Было, однако, в договоре и иное – желание поставить точку на сложном и противоречивом прошлом: на территориальных захватах Российской империи, ликвидации польской государственности, подавлении освободительных восстаний. Именно это и породило в тексте Рижского мирного договора девятую статью, обязывающую российскую и украинскую стороны возвратить захваченные начиная с 1 января 1772 года в Польше трофеи.
Мало того, польская сторона должна была получить назад и свое культурно-историческое достояние, при тех или иных обстоятельствах оказавшееся в России или на Украине: все библиотеки, архивы, археологические собрания, произведения искусства, реликвии, всякого рода коллекции – безразлично, частные, общественные или государственные.
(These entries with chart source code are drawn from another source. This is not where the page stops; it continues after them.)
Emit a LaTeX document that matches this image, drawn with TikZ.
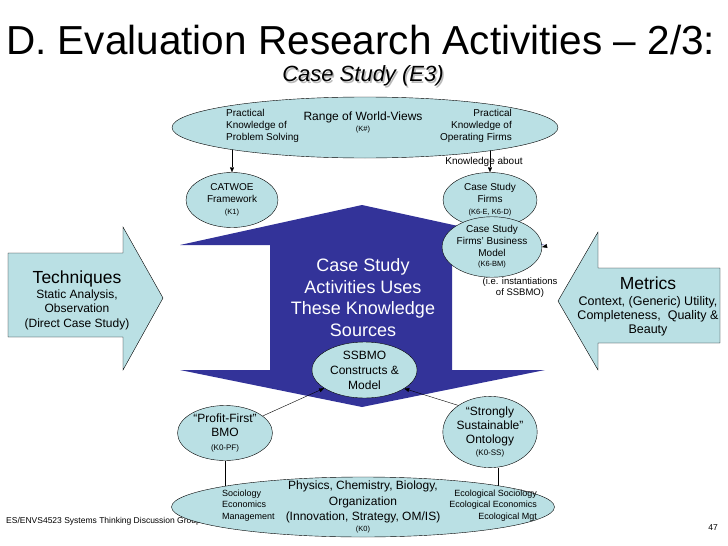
\documentclass[tikz,border=0pt]{standalone}
\usepackage{fontspec}
\setmainfont{Liberation Sans}
\usetikzlibrary{arrows.meta,shapes.geometric,backgrounds}
\definecolor{bubblefill}{RGB}{186,224,228}
\definecolor{shapeblue}{RGB}{51,51,153}
\newcommand{\fsz}[2]{\fontsize{#1}{#2}\selectfont}

\begin{document}
\begin{tikzpicture}[x=1pt, y=-1pt,
    bubble/.style={ellipse, draw, fill=bubblefill, inner sep=0pt, align=center},
    note/.style={align=center, inner sep=0pt},
    link/.style={-{Triangle[length=5pt, width=4pt]}, thin},
    bigarrow/.style={draw, fill=bubblefill, thin},
  ]
    \useasboundingbox (0,0) rectangle (728,546);

    \node[anchor=west, inner sep=0pt, font=\fsz{40.5}{44}] (title) at (6,40) {D. Evaluation Research Activities – 2/3:};
    \node[note, font=\fsz{22}{24}\itshape, text=gray!55] (subshadow) at (364.5,77.5) {Case Study (E3)};
    \node[note, font=\fsz{22}{24}\itshape] (subtitle) at (363,76) {Case Study (E3)};

    % central double-headed shape
    \begin{scope}[on background layer]
      \fill[shapeblue] (180,245) -- (362,205) -- (545,245) -- (452,245) -- (452,370)
        -- (545,370) -- (362,407) -- (180,370) -- (270,370) -- (270,245) -- cycle;
    \end{scope}
    \node[note, text=white, font=\fsz{18}{21.7}] (uses) at (363,297.5) {Case Study\\Activities Uses\\These Knowledge\\Sources};

    % side arrows
    \draw[bigarrow] (8,253) -- (123,253) -- (123,227) -- (163,298) -- (123,370) -- (123,337) -- (8,337) -- cycle;
    \node[note, font=\fsz{17.5}{20}] (tech) at (77,279) {Techniques};
    \node[note, font=\fsz{12}{14.5}] (techsub) at (77,309.5) {Static Analysis,\\Observation\\(Direct Case Study)};

    \draw[bigarrow] (720,268) -- (598,268) -- (598,232) -- (558,301) -- (598,370) -- (598,343) -- (720,343) -- cycle;
    \node[note, font=\fsz{17.5}{20}] (metrics) at (648,283) {Metrics};
    \node[note, font=\fsz{12.5}{14}] (metricsub) at (648,316) {Context, (Generic) Utility,\\Completeness,~ Quality \&\\Beauty};

    % knowledge sources
    \node[bubble, minimum width=386, minimum height=61] (views) at (365,127.5) {};
    \node[anchor=west, align=left, inner sep=0pt, font=\fsz{10}{11.8}] (probsolve) at (226,126) {Practical\\Knowledge of\\Problem Solving};
    \node[anchor=east, align=right, inner sep=0pt, font=\fsz{10}{11.8}] (opfirms) at (512,126) {Practical\\Knowledge of\\Operating Firms};
    \node[note, font=\fsz{12}{14}] (range) at (363,117) {Range of World-Views};
    \node[note, font=\fsz{7.5}{9}] (kall) at (363,130) {(K\#)};

    \node[bubble, minimum width=92, minimum height=55, font=\fsz{10}{12}] (catwoe) at (232,200) {CATWOE\\Framework\\{\fsz{7.5}{9}(K1)}};
    \node[bubble, minimum width=94, minimum height=55, font=\fsz{10}{12}] (firms) at (490,200) {Case Study\\Firms\\{\fsz{7.5}{9}(K6-E, K6-D)}};
    \node[bubble, minimum width=92, minimum height=52, font=\fsz{10}{12}] (bm) at (492,247) {Case Study\\Firms’ Business\\Model\\[-2pt]{\fsz{7.5}{9}(K6-BM)}};
    \node[note, font=\fsz{9.5}{11}] (inst) at (520,287.5) {(i.e. instantiations\\of SSBMO)};
    \node[note, font=\fsz{10}{12}, fill=white, inner sep=0.5pt, fill opacity=0, text opacity=1] (about) at (484,162) {Knowledge about};

    \node[bubble, minimum width=105, minimum height=56, font=\fsz{12}{15}] (ssbmo) at (364.5,370) {SSBMO\\Constructs \&\\Model};

    \node[bubble, minimum width=95, minimum height=55, font=\fsz{12}{14}] (profit) at (225,433) {“Profit-First”\\BMO\\{\fsz{8}{9}(K0-PF)}};
    \node[bubble, minimum width=88, minimum height=60, font=\fsz{12}{14}] (strong) at (490,432) {“Strongly\\Sustainable”\\Ontology\\[-2pt]{\fsz{8}{9}(K0-SS)}};

    \node[anchor=west, inner sep=0pt, font=\fsz{8.5}{10}] (footer) at (6,521) {ES/ENVS4523 Systems Thinking Discussion Group};
    \node[anchor=east, inner sep=0pt, font=\fsz{8.5}{10}] (pagenum) at (718,528) {47};

    \node[bubble, minimum width=383, minimum height=60] (base) at (363,507) {};
    \node[note, font=\fsz{12}{15.5}] (sciences) at (363,502) {Physics, Chemistry, Biology,\\Organization\\(Innovation, Strategy, OM/IS)};
    \node[note, font=\fsz{7.5}{9}] (kzero) at (363,530) {(K0)};
    \node[anchor=west, align=left, inner sep=0pt, font=\fsz{9}{11.5}] (socio) at (222,505.5) {Sociology\\Economics\\Management};
    \node[anchor=east, align=right, inner sep=0pt, font=\fsz{9}{11.5}] (eco) at (537,505.5) {Ecological Sociology\\Ecological Economics\\Ecological Mgt};

    % connectors
    \begin{scope}[on background layer]
      \draw[link] (catwoe.north |- views.center) -- (catwoe.north);
      \draw[link] (firms.north |- views.center) -- (firms.north);
      \draw[link] (profit) -- (ssbmo);
      \draw[link] (strong.140) -- (ssbmo.-25);
      \draw (profit.south) -- (profit.south |- base.center);
      \draw ([xshift=8pt]strong.south) -- ([xshift=8pt]strong.south |- base.center);
    \end{scope}
    \coordinate (bmtick) at (547,246);
    \draw[link] (bmtick) -- (bm.east);
  \end{tikzpicture}
\end{document}
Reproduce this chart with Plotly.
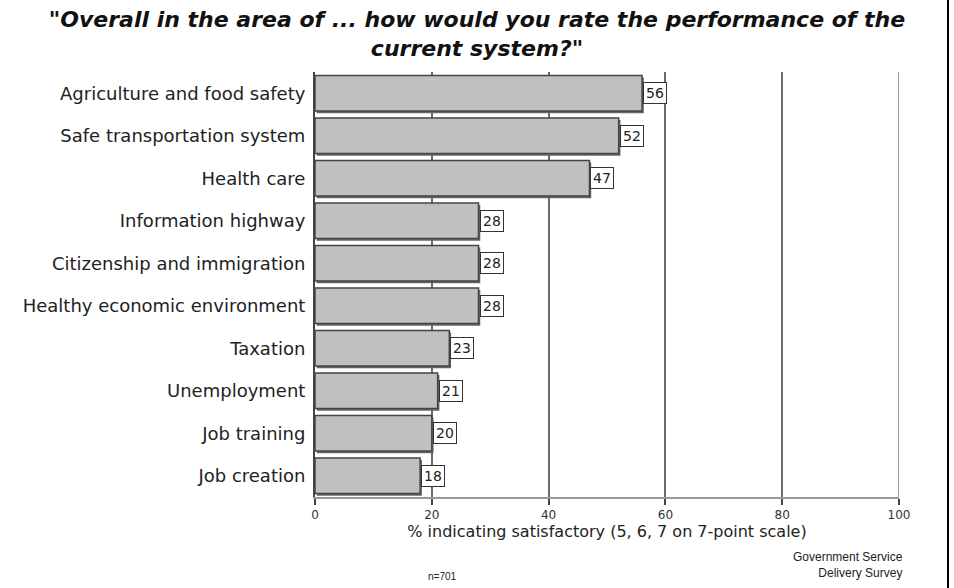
import plotly.graph_objects as go

# Survey results: share of respondents rating each area as satisfactory
categories = [
    "Agriculture and food safety",
    "Safe transportation system",
    "Health care",
    "Information highway",
    "Citizenship and immigration",
    "Healthy economic environment",
    "Taxation",
    "Unemployment",
    "Job training",
    "Job creation",
]
values = [56, 52, 47, 28, 28, 28, 23, 21, 20, 18]
tick_values = [0, 20, 40, 60, 80, 100]

FONT = "Liberation Sans, Arial, sans-serif"
WIDE = "DejaVu Sans, Verdana, sans-serif"

# plot area in pixels
L, R, T, B = 315, 899, 72, 497
PW, PH = R - L, B - T

fig = go.Figure()

# drop shadow under each bar
fig.add_trace(go.Bar(
    y=categories, x=values, base=0.3, orientation="h",
    width=0.84, offset=-0.42 + 0.05,
    marker=dict(color="#666666", line=dict(width=0)),
    hoverinfo="skip", showlegend=False,
))
# main bars
fig.add_trace(go.Bar(
    y=categories, x=values, orientation="h",
    width=0.84, offset=-0.42,
    marker=dict(color="#c0c0c0", line=dict(color="#444444", width=1.5)),
    showlegend=False,
))

# boxed value labels at the end of each bar
for c, v in zip(categories, values):
    fig.add_annotation(
        x=v, y=c, xref="x", yref="y", text=str(v),
        showarrow=False, xanchor="left", xshift=1,
        font=dict(family=WIDE, size=14, color="#222222"),
        bgcolor="white", bordercolor="#333333", borderwidth=1, borderpad=2,
    )

fig.update_layout(
    width=954, height=588,
    margin=dict(l=L, r=954 - R, t=T, b=588 - B),
    paper_bgcolor="white", plot_bgcolor="white",
    barmode="overlay",
    font=dict(family=FONT, color="#222222"),
    title=dict(
        text="<b><i>\"Overall in the area of ... how would you rate the performance of the<br>current system?\"</i></b>",
        x=0.5, xanchor="center", xref="container", y=1 - 27 / 588, yanchor="middle",
        yref="container",
        font=dict(family=WIDE, size=22, color="#111111"),
    ),
    xaxis=dict(
        range=[0, 100], tickvals=tick_values,
        showgrid=True, gridcolor="#6a6a6a", gridwidth=2,
        showline=True, linecolor="#999999", linewidth=2,
        ticks="outside", ticklen=6, tickcolor="#444444", tickwidth=1.5,
        tickfont=dict(family=WIDE, size=12, color="#333333"),
        title=dict(text="% indicating satisfactory (5, 6, 7 on 7-point scale)",
                   font=dict(family=WIDE, size=16, color="#222222"), standoff=1),
        zeroline=False,
    ),
    yaxis=dict(
        autorange="reversed",
        showline=True, linecolor="#444444", linewidth=2,
        ticks="", tickfont=dict(family=WIDE, size=18, color="#222222"),
        ticklabelstandoff=4,
        showgrid=False,
    ),
)

# outer gridline at 100
fig.add_shape(type="line", xref="x", yref="paper", x0=100, x1=100, y0=0, y1=1,
              line=dict(color="#9a9a9a", width=2), layer="below")

fig.add_annotation(
    x=1.0 + (905 - R) / PW, y=-(548 - B) / PH, xref="paper", yref="paper",
    text="Government Service<br>Delivery Survey", showarrow=False,
    align="right", xanchor="right", yanchor="top",
    font=dict(family=FONT, size=12, color="#222222"),
)
fig.add_annotation(
    x=(442 - L) / PW, y=-(576 - B) / PH, xref="paper", yref="paper",
    text="n=701", showarrow=False, xanchor="center", yanchor="middle",
    font=dict(family=FONT, size=10, color="#222222"),
)

# vertical rule along the right edge of the page
fig.add_shape(type="line", xref="paper", yref="paper",
              x0=1 + (948 - R) / PW, x1=1 + (948 - R) / PW,
              y0=-(588 - B) / PH, y1=1 + T / PH,
              line=dict(color="#000000", width=2))

fig.write_html("out.html")
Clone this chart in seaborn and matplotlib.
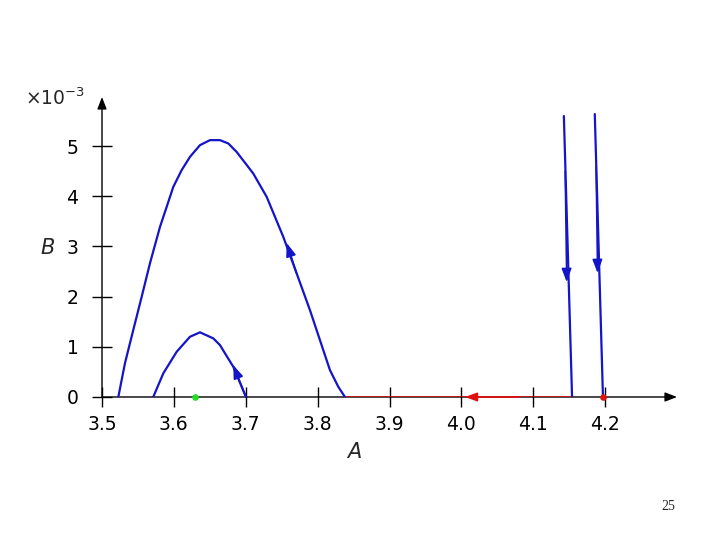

Казалось бы, проблема решается весьма просто. Надо лишь составить списки, согласовать их на дипломатическом уровне и подготовить ценности к отправке. Однако параграф седьмой той же статьи утверждал, что все далеко не так однозначно: «Систематизированные, научно обработанные и представляющие законченное целое коллекции, являющиеся основой сокровищниц мирового культурного значения, не должны подлежать разрушению»[29].
Такая юридическая трактовка запутывала, осложняла вопрос, заставляла уточнять относительно каждой вещи – подлежит она возвращению в Польшу или нет. И тогда группа сотрудников Музейного отдела во главе с И. Грабарем, входившая в музейную подкомиссию Смешанной российско-украинско-польской комиссии, не преминула использовать, по сути, противоречивую формулировку в свою пользу.
В конце 1921 года (когда, собственно, и началась работа подкомиссии) И. Грабарь и его коллеги решили нарочито воспротивиться требованию польской стороны возвратить 160 гобеленов, когда-то украшавших Вавельский замок. Ученые заявляли, что шпалеры эти давно являются органической частью коллекций нескольких дворцов-музеев и лишь после длительных споров согласились на отправку этого редкого по красоте и единству собрания в Краков.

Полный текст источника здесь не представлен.